A sustainable cadence: the monthly hour
Research is not a launch-phase project that ends; demand moves, and the system that keeps you aligned with it is a small recurring habit rather than an annual overhaul. A workable cadence for a small site is a single monthly hour, split three ways. Twenty minutes in Search Console: harvest new almost-ranking queries, note which published pages are climbing or sliding. Twenty minutes of suggestion surfaces: run your core seeds through autocomplete and PAA again, because the suggestions drift as the season and the niche move, and the drift is the news. Twenty minutes of triage: fold the new findings into the queue, demote anything that has stopped looking winnable, and pick what gets written next.
Close the loop by checking results, not vibes: for each article published from the queue, look — after a few weeks — at whether it is getting impressions for the queries it targeted. Impressions arriving means the engine understood the page; impressions without clicks means the title is losing the listing-versus-listing fight (fix the title, not the article); neither means the page missed the intent or the topic was harder than the read suggested — both worth knowing while the lesson is fresh. This feedback trains your judgment in a way no tool can: after a few cycles you will read a results page and feel whether it is winnable, which was the skill the subscription was renting you all along. The data was free; the judgment is the asset; the monthly hour is what builds it.

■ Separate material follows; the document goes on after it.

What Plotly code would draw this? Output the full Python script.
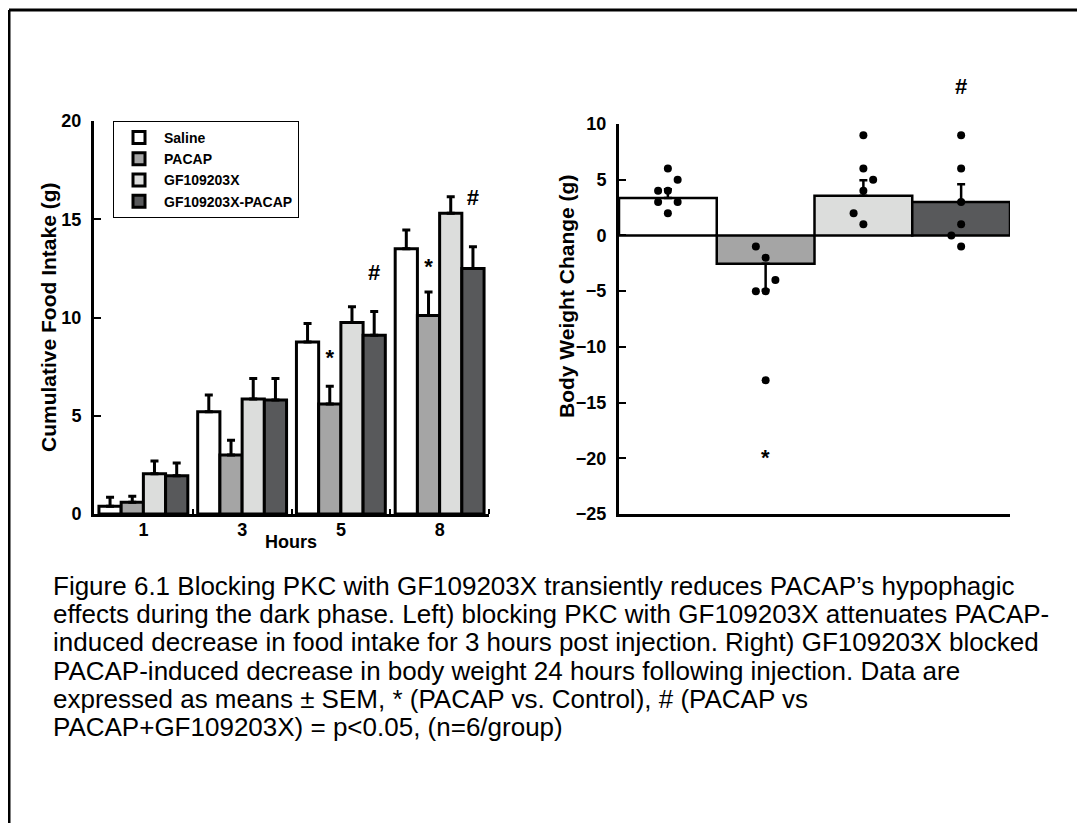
import plotly.graph_objects as go

# ---------------- data ----------------
hours = ["1", "3", "5", "8"]
groups = ["Saline", "PACAP", "GF109203X", "GF109203X-PACAP"]
colors = ["#ffffff", "#a5a5a5", "#dcdddc", "#58595b"]

intake_saline = [0.4, 5.2, 8.75, 13.5]
intake_pacap = [0.6, 3.0, 5.6, 10.1]
intake_gf = [2.05, 5.85, 9.75, 15.3]
intake_gfpacap = [1.95, 5.8, 9.1, 12.5]

sem_saline = [0.45, 0.85, 0.95, 0.95]
sem_pacap = [0.3, 0.75, 0.9, 1.2]
sem_gf = [0.65, 1.05, 0.8, 0.85]
sem_gfpacap = [0.65, 1.1, 1.2, 1.1]

# significance marks on left panel: (hour index, group index, y, text)
left_marks_hour = [2, 3, 2, 3]
left_marks_group = [1, 1, 3, 3]
left_marks_y = [7.85, 12.5, 12.2, 16.0]
left_marks_text = ["*", "*", "#", "#"]

# right panel
bw_range = [-25, 10]
bw_mean = [3.35, -2.55, 3.55, 3.0]
bw_sem_up = [0.8, 0.0, 1.4, 1.6]
bw_sem_down = [0.0, 2.35, 0.0, 0.0]

bw_saline_pts = [6, 5, 4, 4, 3, 3, 2]
bw_saline_jit = [0, 1, -1, 0, -1, 1, 0]
bw_pacap_pts = [-1, -2, -4, -5, -5, -13]
bw_pacap_jit = [-1, 0, 1, -1, 0, 0]
bw_gf_pts = [9, 6, 5, 4, 2, 1]
bw_gf_jit = [0, 0, 1, 0, -1, 0]
bw_gfpacap_pts = [9, 6, 3, 1, 0, -1]
bw_gfpacap_jit = [0, 0, 0, 0, -1, 0]

right_marks_group = [1, 3]
right_marks_y = [-19.9, 13.4]
right_marks_text = ["*", "#"]

caption_lines = [
    "Figure 6.1 Blocking PKC with GF109203X transiently reduces PACAP\u2019s hypophagic",
    "effects during the dark phase. Left) blocking PKC with GF109203X attenuates PACAP-",
    "induced decrease in food intake for 3 hours post injection. Right) GF109203X blocked",
    "PACAP-induced decrease in body weight 24 hours following injection. Data are",
    "expressed as means \u00b1 SEM, * (PACAP vs. Control), # (PACAP vs",
    "PACAP+GF109203X) = p<0.05, (n=6/group)",
]

# ---------------- layout helpers ----------------
W, H = 1085, 823
OFF = 8  # page offset of the figure in the browser
FONT = "Arial, Liberation Sans, sans-serif"


def px(x):
    return (x - OFF) / W


def py(y):
    return 1 - (y - OFF) / H


fig = go.Figure()

intake = [intake_saline, intake_pacap, intake_gf, intake_gfpacap]
sems = [sem_saline, sem_pacap, sem_gf, sem_gfpacap]
idx = list(range(len(hours)))

for g, name in enumerate(groups):
    fig.add_trace(go.Bar(
        x=idx, y=intake[g], name=name,
        marker=dict(color=colors[g], line=dict(color="black", width=3)),
        error_y=dict(type="data", array=sems[g], arrayminus=[0] * 4, symmetric=False,
                     color="black", thickness=3, width=4),
        xaxis="x", yaxis="y", showlegend=True,
    ))

bargap = 0.1
bw = (1 - bargap) / 4
mark_font = dict(family=FONT, size=22, color="black", weight="bold")
fig.add_trace(go.Scatter(
    x=[h - 0.5 + bargap / 2 + bw * (gi + 0.5) for h, gi in zip(left_marks_hour, left_marks_group)],
    y=left_marks_y, text=left_marks_text, mode="text", textposition="middle center",
    textfont=mark_font, cliponaxis=False, xaxis="x", yaxis="y", showlegend=False,
))

# right panel bars
ridx = list(range(len(groups)))
fig.add_trace(go.Bar(
    x=ridx, y=bw_mean, width=1,
    marker=dict(color=colors, line=dict(color="black", width=2.5)),
    error_y=dict(type="data", array=bw_sem_up, arrayminus=bw_sem_down, symmetric=False,
                 color="black", thickness=2.5, width=4),
    xaxis="x2", yaxis="y2", showlegend=False,
))

jit = 0.1
pts = [bw_saline_pts, bw_pacap_pts, bw_gf_pts, bw_gfpacap_pts]
jits = [bw_saline_jit, bw_pacap_jit, bw_gf_jit, bw_gfpacap_jit]
for g in range(4):
    fig.add_trace(go.Scatter(
        x=[g + j * jit for j in jits[g]], y=pts[g], mode="markers",
        marker=dict(color="black", size=8), xaxis="x2", yaxis="y2", showlegend=False,
    ))

# significance marks on right panel (the '#' lies above the axis range)
for gi, yv, t in zip(right_marks_group, right_marks_y, right_marks_text):
    frac = (yv - bw_range[0]) / (bw_range[1] - bw_range[0])
    fig.add_annotation(x=gi, y=frac, xref="x2", yref="y2 domain", text=t, showarrow=False,
                       xanchor="center", yanchor="middle", font=mark_font)

tickfont = dict(family=FONT, size=18, color="black", weight="bold")
axis_common = dict(showgrid=False, zeroline=False, showline=True, linecolor="black",
                   linewidth=3, tickfont=tickfont, automargin=False)

fig.update_layout(
    template="none",
    width=W, height=H,
    margin=dict(l=0, r=0, t=0, b=0, pad=0),
    paper_bgcolor="white", plot_bgcolor="white",
    barmode="group", bargap=bargap, bargroupgap=0,
    font=dict(family=FONT, color="black"),
    xaxis=dict(domain=[px(94), px(489)], range=[-0.5, 3.5], tickvals=idx, ticktext=hours,
               ticks="", anchor="y", ticklabelstandoff=-3,
               minor=dict(ticks="inside", tickvals=[0.5, 1.5, 2.5, 3.5], ticklen=5,
                          tickwidth=1.5, tickcolor="black"),
               **axis_common),
    yaxis=dict(domain=[py(514), py(121)], range=[0, 20], tickvals=[0, 5, 10, 15, 20],
               ticks="inside", ticklen=7, tickwidth=2, tickcolor="black",
               ticklabelstandoff=6, anchor="x", **axis_common),
    xaxis2=dict(domain=[px(619), px(1010)], range=[-0.5, 3.5], tickvals=[3.5],
                ticktext=[""], ticks="inside", ticklen=5, tickwidth=1.5, tickcolor="black",
                anchor="y2", **axis_common),
    yaxis2=dict(domain=[py(514), py(124)], range=bw_range,
                tickvals=[-25, -20, -15, -10, -5, 0, 5, 10],
                ticks="inside", ticklen=7, tickwidth=2, tickcolor="black",
                ticklabelstandoff=6, anchor="x2", **axis_common),
    legend=dict(x=px(113), y=py(121), xanchor="left", yanchor="top",
                bordercolor="black", borderwidth=1, bgcolor="white",
                font=dict(family=FONT, size=14, color="black", weight="bold"),
                tracegroupgap=0, itemwidth=40),
)

# axis titles
fig.add_annotation(x=px(48), y=py(317), xref="paper", yref="paper",
                   xanchor="center", yanchor="middle",
                   text="Cumulative Food Intake (g)", textangle=-90, showarrow=False,
                   font=dict(family=FONT, size=21, color="black", weight="bold"))
fig.add_annotation(x=px(291), y=py(542), xref="paper", yref="paper",
                   xanchor="center", yanchor="middle",
                   text="Hours", showarrow=False,
                   font=dict(family=FONT, size=18, color="black", weight="bold"))
fig.add_annotation(x=px(566), y=py(297), xref="paper", yref="paper",
                   xanchor="center", yanchor="middle",
                   text="Body Weight Change (g)", textangle=-90, showarrow=False,
                   font=dict(family=FONT, size=21, color="black", weight="bold"))

# caption, one annotation per line
for i, line in enumerate(caption_lines):
    fig.add_annotation(x=px(51), y=py(586 + 28.2 * i), xref="paper", yref="paper",
                       xanchor="left", yanchor="middle", align="left",
                       text=line, showarrow=False,
                       font=dict(family=FONT, size=26, color="black"))

# page frame
fig.add_shape(type="line", xref="paper", yref="paper", x0=px(9), x1=1, y0=py(10), y1=py(10),
              line=dict(color="black", width=3))
fig.add_shape(type="line", xref="paper", yref="paper", x0=px(9), x1=px(9), y0=py(10), y1=0,
              line=dict(color="black", width=3))

fig.write_html("out.html")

The honest limits of the free workflow
Fairness requires naming what the paid tools genuinely do better, so you can decide if and when you ever need one. Competitor keyword inventories — the full list of what a rival ranks for — have no free equivalent; you can sample a competitor's sitemap and read their navigation, which reveals their content strategy, but not their query-level wins. Backlink analysis is similarly gated. Historical trend data beyond your own site, rank tracking across hundreds of terms, and research at the scale of thousands of pages are all real conveniences of the suites. If you are running content for a large site or for clients, the subscription pays for itself in time saved. Those are real capabilities, and nothing above replaces them.

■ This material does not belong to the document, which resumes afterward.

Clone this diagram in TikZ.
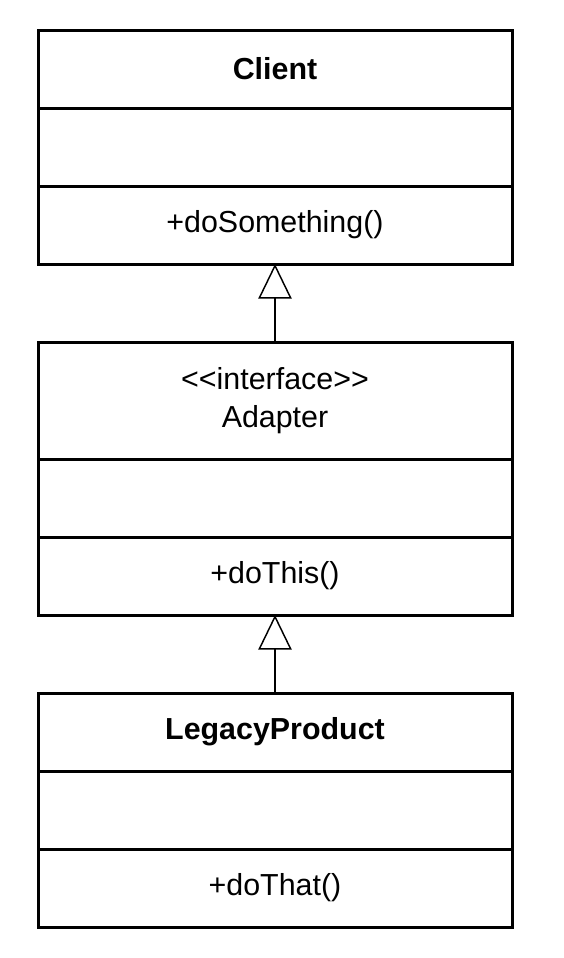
\documentclass[tikz,border=0pt]{standalone}
\usepackage{fontspec}
\setmainfont{Liberation Sans}
\usetikzlibrary{positioning,arrows.meta}

\tikzset{
  classpart/.style={draw, line width=2.25pt, minimum width=355.5pt,
    minimum height=58.5pt, inner sep=0pt, outer sep=0pt,
    font=\fontsize{22.8}{28.5}\selectfont, align=center},
  namepart/.style={classpart, font=\fontsize{22.8}{28.5}\selectfont\bfseries},
  inherits/.style={-{Triangle[open,length=26pt,width=25pt]}, line width=1.1pt}
}

\begin{document}
\begin{tikzpicture}
    \useasboundingbox (0,0) rectangle (423pt,-718.5pt);

    % Client
    \node[namepart] (client) at (206.25pt,-51.75pt) {Client};
    \node[classpart, below=0pt of client] (client attr) {};
    \node[classpart, below=0pt of client attr] (client ops) {+doSomething()};

    % Adapter interface
    \node[classpart, minimum height=87.75pt, below=58.5pt of client ops]
      (adapter) {<\kern0pt<interface>\kern0pt>\\Adapter};
    \node[classpart, below=0pt of adapter] (adapter attr) {};
    \node[classpart, below=0pt of adapter attr] (adapter ops) {+doThis()};

    % Legacy product
    \node[namepart, below=58.5pt of adapter ops] (legacy) {LegacyProduct};
    \node[classpart, below=0pt of legacy] (legacy attr) {};
    \node[classpart, below=0pt of legacy attr] (legacy ops) {+doThat()};

    % Generalisations
    \draw[inherits] (adapter) -- (client ops);
    \draw[inherits] (legacy) -- (adapter ops);
  \end{tikzpicture}
\end{document}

But notice what they have in common: they matter at scale and in competitive intelligence, not in the core loop of finding things your audience wants that you can write and win. For a site publishing a handful of articles a month, the free workflow covers that loop end to end with better-grounded inputs than the estimates — your own impressions instead of modeled volume, the actual results page instead of a difficulty digit, the audience's actual sentences instead of a tool's suggestions. Start free, build the monthly habit, and let a genuine, recurring wall — not a marketing page — be the thing that tells you when scale finally justifies a subscription. Most small sites never hit that wall.
- Free covers: finding winnable topics, judging difficulty, clustering, and feedback on what you published.
- Paid genuinely adds: competitor query inventories, backlink data, rank tracking at scale.
- Trigger to upgrade: research volume, not research quality — hundreds of pages or client work.
- Until then: Search Console monthly, suggestion surfaces quarterly at minimum, and read every SERP you intend to enter.